>>>

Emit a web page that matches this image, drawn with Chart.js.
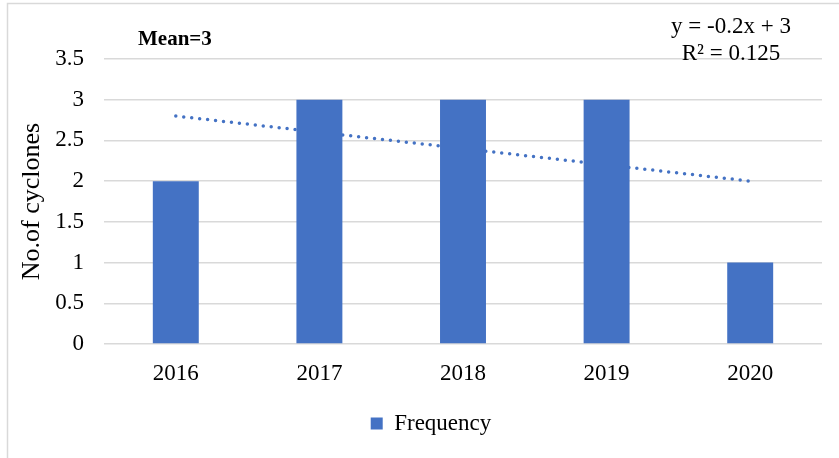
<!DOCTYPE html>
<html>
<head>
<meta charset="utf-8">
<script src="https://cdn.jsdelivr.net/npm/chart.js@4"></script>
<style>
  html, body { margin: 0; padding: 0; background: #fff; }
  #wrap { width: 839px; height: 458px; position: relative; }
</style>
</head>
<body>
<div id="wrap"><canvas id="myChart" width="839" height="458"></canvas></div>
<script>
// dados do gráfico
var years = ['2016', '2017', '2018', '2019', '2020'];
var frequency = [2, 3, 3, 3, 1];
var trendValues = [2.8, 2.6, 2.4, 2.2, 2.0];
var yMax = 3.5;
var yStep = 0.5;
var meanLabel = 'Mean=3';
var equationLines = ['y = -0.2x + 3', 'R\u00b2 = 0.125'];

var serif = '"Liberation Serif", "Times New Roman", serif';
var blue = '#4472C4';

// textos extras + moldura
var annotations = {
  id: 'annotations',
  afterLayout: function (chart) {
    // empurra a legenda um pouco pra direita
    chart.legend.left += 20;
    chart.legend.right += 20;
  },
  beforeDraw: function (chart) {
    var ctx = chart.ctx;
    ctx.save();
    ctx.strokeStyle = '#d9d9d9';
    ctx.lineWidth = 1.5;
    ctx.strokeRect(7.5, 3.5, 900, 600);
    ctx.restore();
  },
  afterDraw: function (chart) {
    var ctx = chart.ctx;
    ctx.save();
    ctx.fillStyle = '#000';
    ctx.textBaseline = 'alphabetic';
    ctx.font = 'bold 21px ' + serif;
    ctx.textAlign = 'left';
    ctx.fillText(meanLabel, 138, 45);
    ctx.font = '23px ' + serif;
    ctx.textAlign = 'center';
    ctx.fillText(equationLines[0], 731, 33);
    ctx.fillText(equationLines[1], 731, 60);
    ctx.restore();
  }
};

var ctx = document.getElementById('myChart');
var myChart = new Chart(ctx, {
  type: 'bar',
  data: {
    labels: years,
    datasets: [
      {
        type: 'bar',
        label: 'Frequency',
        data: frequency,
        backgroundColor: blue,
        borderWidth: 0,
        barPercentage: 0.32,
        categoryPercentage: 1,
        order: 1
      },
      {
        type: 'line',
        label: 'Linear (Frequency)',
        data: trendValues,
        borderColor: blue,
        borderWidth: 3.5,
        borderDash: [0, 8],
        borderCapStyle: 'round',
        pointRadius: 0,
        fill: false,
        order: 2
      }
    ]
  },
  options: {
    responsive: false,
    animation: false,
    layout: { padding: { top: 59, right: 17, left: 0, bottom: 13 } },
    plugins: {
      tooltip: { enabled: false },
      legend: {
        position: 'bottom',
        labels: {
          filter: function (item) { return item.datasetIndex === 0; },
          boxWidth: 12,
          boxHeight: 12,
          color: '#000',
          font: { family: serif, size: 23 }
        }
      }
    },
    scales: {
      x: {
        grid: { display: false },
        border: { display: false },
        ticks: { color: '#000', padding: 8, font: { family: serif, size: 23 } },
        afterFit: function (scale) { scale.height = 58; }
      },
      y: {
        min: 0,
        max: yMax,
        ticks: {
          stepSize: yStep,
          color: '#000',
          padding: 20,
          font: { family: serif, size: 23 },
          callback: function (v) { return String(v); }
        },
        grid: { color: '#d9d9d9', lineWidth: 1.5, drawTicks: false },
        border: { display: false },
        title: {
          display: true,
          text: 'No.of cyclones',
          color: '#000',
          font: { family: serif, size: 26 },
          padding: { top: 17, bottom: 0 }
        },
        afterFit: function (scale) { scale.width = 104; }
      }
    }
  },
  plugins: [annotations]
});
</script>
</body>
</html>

<<<

SHORT TASK: Set the data above down again exactly as given, with no pictures.

EXERCISE RESULT:
Emit a web page that matches this image, drawn with Chart.js.
<!DOCTYPE html>
<html>
<head>
<meta charset="utf-8">
<script src="https://cdn.jsdelivr.net/npm/chart.js@4"></script>
<style>
  html, body { margin: 0; padding: 0; background: #fff; }
  #wrap { width: 839px; height: 458px; position: relative; }
</style>
</head>
<body>
<div id="wrap"><canvas id="myChart" width="839" height="458"></canvas></div>
<script>
// dados do gráfico
var years = ['2016', '2017', '2018', '2019', '2020'];
var frequency = [2, 3, 3, 3, 1];
var trendValues = [2.8, 2.6, 2.4, 2.2, 2.0];
var yMax = 3.5;
var yStep = 0.5;
var meanLabel = 'Mean=3';
var equationLines = ['y = -0.2x + 3', 'R\u00b2 = 0.125'];

var serif = '"Liberation Serif", "Times New Roman", serif';
var blue = '#4472C4';

// textos extras + moldura
var annotations = {
  id: 'annotations',
  afterLayout: function (chart) {
    // empurra a legenda um pouco pra direita
    chart.legend.left += 20;
    chart.legend.right += 20;
  },
  beforeDraw: function (chart) {
    var ctx = chart.ctx;
    ctx.save();
    ctx.strokeStyle = '#d9d9d9';
    ctx.lineWidth = 1.5;
    ctx.strokeRect(7.5, 3.5, 900, 600);
    ctx.restore();
  },
  afterDraw: function (chart) {
    var ctx = chart.ctx;
    ctx.save();
    ctx.fillStyle = '#000';
    ctx.textBaseline = 'alphabetic';
    ctx.font = 'bold 21px ' + serif;
    ctx.textAlign = 'left';
    ctx.fillText(meanLabel, 138, 45);
    ctx.font = '23px ' + serif;
    ctx.textAlign = 'center';
    ctx.fillText(equationLines[0], 731, 33);
    ctx.fillText(equationLines[1], 731, 60);
    ctx.restore();
  }
};

var ctx = document.getElementById('myChart');
var myChart = new Chart(ctx, {
  type: 'bar',
  data: {
    labels: years,
    datasets: [
      {
        type: 'bar',
        label: 'Frequency',
        data: frequency,
        backgroundColor: blue,
        borderWidth: 0,
        barPercentage: 0.32,
        categoryPercentage: 1,
        order: 1
      },
      {
        type: 'line',
        label: 'Linear (Frequency)',
        data: trendValues,
        borderColor: blue,
        borderWidth: 3.5,
        borderDash: [0, 8],
        borderCapStyle: 'round',
        pointRadius: 0,
        fill: false,
        order: 2
      }
    ]
  },
  options: {
    responsive: false,
    animation: false,
    layout: { padding: { top: 59, right: 17, left: 0, bottom: 13 } },
    plugins: {
      tooltip: { enabled: false },
      legend: {
        position: 'bottom',
        labels: {
          filter: function (item) { return item.datasetIndex === 0; },
          boxWidth: 12,
          boxHeight: 12,
          color: '#000',
          font: { family: serif, size: 23 }
        }
      }
    },
    scales: {
      x: {
        grid: { display: false },
        border: { display: false },
        ticks: { color: '#000', padding: 8, font: { family: serif, size: 23 } },
        afterFit: function (scale) { scale.height = 58; }
      },
      y: {
        min: 0,
        max: yMax,
        ticks: {
          stepSize: yStep,
          color: '#000',
          padding: 20,
          font: { family: serif, size: 23 },
          callback: function (v) { return String(v); }
        },
        grid: { color: '#d9d9d9', lineWidth: 1.5, drawTicks: false },
        border: { display: false },
        title: {
          display: true,
          text: 'No.of cyclones',
          color: '#000',
          font: { family: serif, size: 26 },
          padding: { top: 17, bottom: 0 }
        },
        afterFit: function (scale) { scale.width = 104; }
      }
    }
  },
  plugins: [annotations]
});
</script>
</body>
</html>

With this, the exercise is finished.